Students Like Choice Offered by Common Core

Fayetteville students said reading is ‘more engaging’

Thursday, January 24, 2013

— Students may already be finding instruction under the new Common Core State Standards to their liking, educators said Wednesday.

At A Glance

Cost of Remediation

Tracey Selby Tucker, director of curriculum and instruction at the Arkansas Department of Education, said the state spends $18 million a year to remediate students who enroll in Arkansas colleges and universities but can’t immediately take credit-bearing courses because they didn’t score high enough on an the entrance exam. When first calculated several years ago, the figure of $60 million, she said.

Source: Staff report.

Speaking at a League of Women Voters of Washington County panel discussion on Common Core, Marsha Jones, Springdale assistant superintendent, said her 13-year-old grandson discovered a new love for reading is the choice he has in selecting reading material.

“Teachers are figuring out this more, choice is a catalyst,” Jones told about 75 people at the Fayetteville Public Library. “Some of the dysfunction in learning is the lack of choice. This is what Common Core can do.”

Jones was joined on the panel by Kay Jacoby, executive director of curriculum, instruction and assessment in the Fayetteville School District; Nancy Smith, a kindergarten teacher at Butterfield Trail Elementary School; Sean Connors, an assistant professor at the University of Arkansas; and Tracey Selby Tucker, director of curriculum and instruction at the Arkansas Department of Education.

Jacoby concurred and said a group of seventh-graders in Fayetteville were asked how their literacy class was progressing.

Students reported their reading was “‘more engaging’ and that’s the word they used,” she said. “They said it was more relevant.”

The panelists touched on such topics as implementing Common Core in Arkansas schools, the financial burden and assessments. The audience was also able to ask questions at the end of the program.

“This is a change process,” Tucker said. “Administrators have to have different conversations with teachers, patrons and parents. The standards are taking teachers to new levels they have never done before. This is a way to think about teaching and learning that is vastly different.”

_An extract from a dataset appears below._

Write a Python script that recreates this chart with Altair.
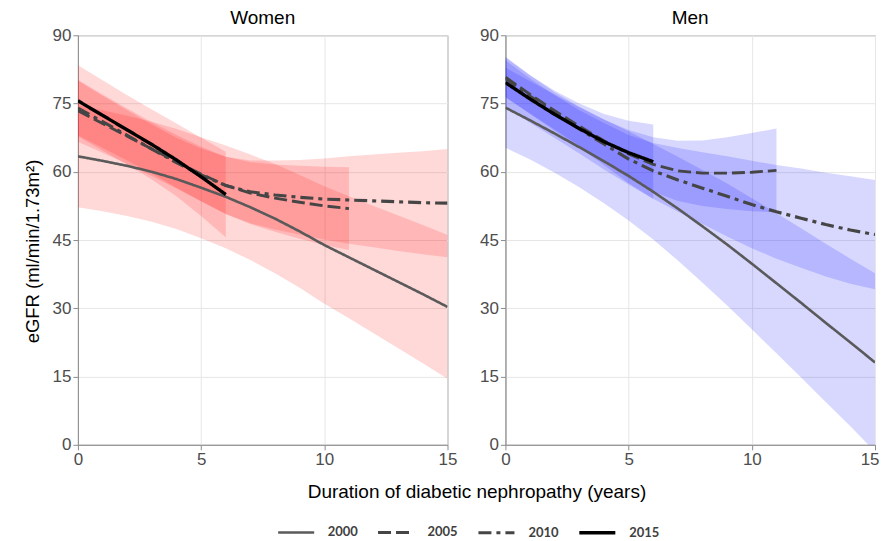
import altair as alt
import pandas as pd

# ---------------- data ----------------
YEARS = ["2000", "2005", "2010", "2015"]
X15 = list(range(16))
X11 = list(range(12))
X6 = list(range(7))

# Women
W2000_mid = [63.4, 62.4, 61.3, 60.0, 58.4, 56.5, 54.5, 52.2, 49.7, 46.9, 43.9, 41.2, 38.5, 35.8, 33.1, 30.3]
W2000_lo = [52.2, 51.3, 50.3, 49.0, 47.4, 45.4, 43.2, 40.6, 37.7, 34.5, 31.0, 27.8, 24.5, 21.2, 17.9, 14.5]
W2000_hi = [74.6, 73.5, 72.3, 71.0, 69.4, 67.6, 65.8, 63.8, 61.7, 59.3, 56.8, 54.6, 52.5, 50.4, 48.3, 46.1]

W2005_mid = [73.4, 70.6, 67.8, 65.0, 62.2, 59.5, 57.0, 55.3, 54.2, 53.3, 52.5, 51.9]
W2005_lo = [66.6, 64.2, 61.7, 59.1, 56.3, 53.5, 50.7, 48.5, 46.8, 45.3, 43.9, 42.8]
W2005_hi = [80.2, 77.0, 73.9, 70.9, 68.1, 65.5, 63.3, 62.1, 61.6, 61.3, 61.1, 61.0]

W2010_mid = [74.0, 71.0, 68.0, 65.0, 62.0, 59.3, 57.0, 55.6, 54.9, 54.4, 54.0, 53.8, 53.6, 53.4, 53.2, 53.1]
W2010_lo = [68.0, 65.3, 62.5, 59.6, 56.5, 53.5, 50.7, 48.7, 47.3, 46.2, 45.1, 44.2, 43.4, 42.6, 41.9, 41.2]
W2010_hi = [80.0, 76.7, 73.5, 70.4, 67.5, 65.1, 63.3, 62.5, 62.5, 62.6, 62.9, 63.4, 63.8, 64.2, 64.5, 65.0]

W2015_mid = [75.6, 72.4, 69.2, 66.0, 62.6, 58.9, 55.0]
W2015_lo = [67.8, 64.7, 61.6, 58.3, 54.6, 50.3, 45.6]
W2015_hi = [83.4, 80.1, 76.8, 73.7, 70.6, 67.5, 64.4]

# Men
M2000_mid = [74.1, 71.3, 68.4, 65.4, 62.3, 59.1, 55.6, 51.9, 48.0, 44.0, 39.8, 35.5, 31.2, 26.8, 22.5, 18.1]
M2000_lo = [65.3, 62.7, 59.8, 56.6, 53.1, 49.3, 45.1, 40.5, 35.6, 30.6, 25.4, 20.1, 14.8, 9.4, 4.1, -1.5]
M2000_hi = [82.9, 79.9, 77.0, 74.2, 71.5, 68.9, 66.1, 63.3, 60.4, 57.4, 54.2, 50.9, 47.6, 44.2, 40.9, 37.7]

M2005_mid = [80.8, 77.0, 73.4, 70.0, 66.8, 63.9, 61.6, 60.2, 59.7, 59.7, 59.9, 60.3]
M2005_lo = [76.3, 72.8, 69.3, 65.7, 62.1, 58.6, 55.6, 53.6, 52.5, 51.8, 51.3, 51.1]
M2005_hi = [85.3, 81.2, 77.5, 74.3, 71.5, 69.2, 67.6, 66.8, 66.9, 67.6, 68.5, 69.5]

M2010_mid = [80.5, 76.6, 72.9, 69.4, 66.1, 62.8, 60.2, 58.2, 56.4, 54.6, 52.8, 51.2, 49.8, 48.4, 47.2, 46.2]
M2010_lo = [76.5, 72.7, 69.0, 65.3, 61.5, 57.5, 54.1, 51.2, 48.5, 45.8, 43.2, 40.9, 38.9, 37.0, 35.4, 34.2]
M2010_hi = [84.5, 80.5, 76.8, 73.5, 70.7, 68.1, 66.3, 65.2, 64.3, 63.4, 62.4, 61.5, 60.7, 59.8, 59.0, 58.2]

M2015_mid = [79.6, 76.0, 72.6, 69.5, 66.6, 64.2, 62.2]
M2015_lo = [74.1, 70.8, 67.4, 64.0, 60.5, 57.2, 54.0]
M2015_hi = [85.1, 81.2, 77.8, 75.0, 72.7, 71.2, 70.4]

LINE_COLORS = ["#5a5a5a", "#454545", "#454545", "#000000"]
LINE_DASHES = [[1, 0], [13, 5], [13, 5, 4, 5], [1, 0]]
LINE_WIDTHS = [2.6, 3.4, 3.0, 3.2]
FILL = {"Women": "#ff1a1a", "Men": "#1a1aff"}

FONT = "Liberation Sans"

series = {
    "Women": [
        ("2000", X15, W2000_mid, W2000_lo, W2000_hi),
        ("2005", X11, W2005_mid, W2005_lo, W2005_hi),
        ("2010", X15, W2010_mid, W2010_lo, W2010_hi),
        ("2015", X6, W2015_mid, W2015_lo, W2015_hi),
    ],
    "Men": [
        ("2000", X15, M2000_mid, M2000_lo, M2000_hi),
        ("2005", X11, M2005_mid, M2005_lo, M2005_hi),
        ("2010", X15, M2010_mid, M2010_lo, M2010_hi),
        ("2015", X6, M2015_mid, M2015_lo, M2015_hi),
    ],
}


def frame(sex):
    rows = []
    for year, xs, mid, lo, hi in series[sex]:
        for x, m, l, h in zip(xs, mid, lo, hi):
            rows.append({"year": year, "x": x, "mid": m, "lo": l, "hi": h})
    return pd.DataFrame(rows)


LEGEND = alt.Legend(title=None, orient="none", direction="horizontal",
                    legendX=199, legendY=478,
                    symbolType="stroke", symbolStrokeWidth=3.5,
                    symbolSize=1300, labelFontSize=13,
                    labelFont="Lato", labelFontWeight="bold",
                    labelColor="#404040", labelOffset=12,
                    columnPadding=13)


def panel(sex, show_ytitle, show_xtitle):
    df = frame(sex)
    common = dict(values=[0, 5, 10, 15], labelFontSize=17, labelPadding=2,
                  labelFlush=False, tickSize=5, grid=True)
    if show_xtitle:
        xaxis = alt.Axis(title="Duration of diabetic nephropathy (years)",
                         titleX=399, titleY=38, titleFontSize=19,
                         titleFontWeight="normal", titleAlign="center",
                         titleBaseline="top", **common)
    else:
        # keep the last label inside the page width
        xaxis = alt.Axis(title=None,
                         labelAlign={"condition": {"test": "datum.value == 15", "value": "right"},
                                     "value": "center"},
                         labelOffset={"condition": {"test": "datum.value == 15", "value": 4},
                                      "value": 0},
                         **common)
    x = alt.X("x:Q", scale=alt.Scale(domain=[0, 15], nice=False, zero=False), axis=xaxis)
    yaxis = alt.Axis(values=[0, 15, 30, 45, 60, 75, 90],
                     title="eGFR (ml/min/1.73m²)" if show_ytitle else None,
                     titleFontSize=18.5, titleFontWeight="normal", titlePadding=10,
                     titleY=216,
                     labelFontSize=17, labelPadding=2, tickSize=5, grid=True)
    yscale = alt.Scale(domain=[0, 90], nice=False, zero=False)

    bands = alt.Chart(df).mark_area(opacity=0.17, clip=True, color=FILL[sex]).encode(
        x=x,
        y=alt.Y("lo:Q", scale=yscale, axis=yaxis),
        y2="hi:Q",
        detail="year:N",
    )
    lines = alt.Chart(df).mark_line(clip=True).encode(
        x=x,
        y=alt.Y("mid:Q", scale=yscale, axis=yaxis),
        color=alt.Color("year:N", scale=alt.Scale(domain=YEARS, range=LINE_COLORS),
                        legend=LEGEND),
        strokeDash=alt.StrokeDash("year:N", scale=alt.Scale(domain=YEARS, range=LINE_DASHES),
                                  legend=LEGEND),
        strokeWidth=alt.StrokeWidth("year:O", scale=alt.Scale(domain=YEARS, range=LINE_WIDTHS),
                                    legend=None),
        detail="year:N",
    )
    return alt.layer(bands, lines).properties(
        width=370, height=410,
        title=alt.TitleParams(sex, fontSize=19, font=FONT, fontWeight="normal",
                              anchor="middle", offset=-2, color="#000000"),
    )


left = panel("Women", True, True)
right = panel("Men", False, False)

chart = alt.hconcat(left, right, spacing=58, bounds="flush").resolve_scale(
    color="shared", strokeDash="shared", strokeWidth="shared"
).properties(
    padding={"left": 14, "top": 0, "right": 0, "bottom": 0}
).configure(font=FONT).configure_view(
    stroke="#8c8c8c", strokeWidth=1
).configure_axis(
    domainColor="#8c8c8c", tickColor="#8c8c8c", gridColor="#e6e6e6",
    labelColor="#4d4d4d", titleColor="#000000", labelFont=FONT, titleFont=FONT
)

chart.save("out.html", embed_options={"renderer": "svg", "actions": False})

School districts face a financial burden to implement Common Core from kindergarten through 12th grade, Jacoby said.

Teachers need a tremendous amount of professional development, which can be costly in terms dollars and time, she said. Resources, such as the books for classrooms, add to the cost, although she didn’t have a dollar amount on what the transition is costing Fayetteville schools.

One of the major challenges for schools is the shift in math standards.

Course content in math is changing. Algebra I replaces what is now eighth-grade math, and Algebra II is now the tent for Algebra I and pre-calculus will be the focus in the new Algebra II class, Jones said.

“Historically, geometry was needed to graduate,” she said. “Common Core sets as a bar Algebra II which is Algebra III or pre-calculus.”

The rigor is being increased in an effort to reduce the number of students who have to take remedial classes in college, Jones said.

“It’s much smarter for kids to stay on track and not accelerate too fast to gain the depth of understanding they need,” Jones said.